You might want to look at this site. These guys shoot at 1000 yards with cast lead.
It's not as simple as just casting boat tail spitzers and shooting them in your 300 Rem Ultra. Lead doesn't take kindly to that kind of treatment. The group aggregates can give you an idea of what accuracy is possible with cast lead. Compare it to 1000 yard NBRSA match aggregates. It's aggregates which win matches. Small group records are mostly just statistical anomalies though they still require good equipment and good shooting.
Lodi Match Records
This site has a lot of info on equipment and cartridge preparation too. I do some cast bullet shooting (Browning 30" 45-70 BPCR and an original 34" 50-70 Rem Rolling block) but I'm a novice at it.

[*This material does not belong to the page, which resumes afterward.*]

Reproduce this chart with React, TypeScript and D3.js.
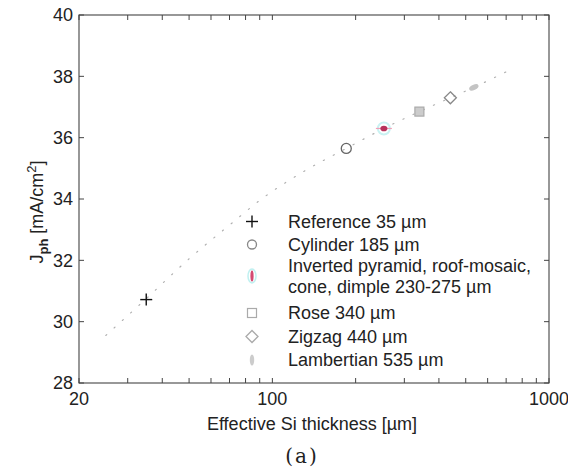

Sure, you can use cast bullets for hunting and you can use (appropriate) smokeless powder in the same cartridges. At least cast bullets expand well at low velocities and they were used for deer, elk, and buffalo for around 50 years before jacketed bullets and smokeless powder (mostly) replaced them. Cast lead needs to be treated gently though. The reduced velocity will cut what "long range" means roughly in half. The longer time of flight affects both wind deflection and vertical stringing. The latter by the square of the time of flight. (drop = 1/2 G t^2 where drop is in feet, G is 32 ft/sec^2 (the acceleration of gravity) and t is the time of flight. Gravity may be repeatable but muzzle velocity and wind velocity are not.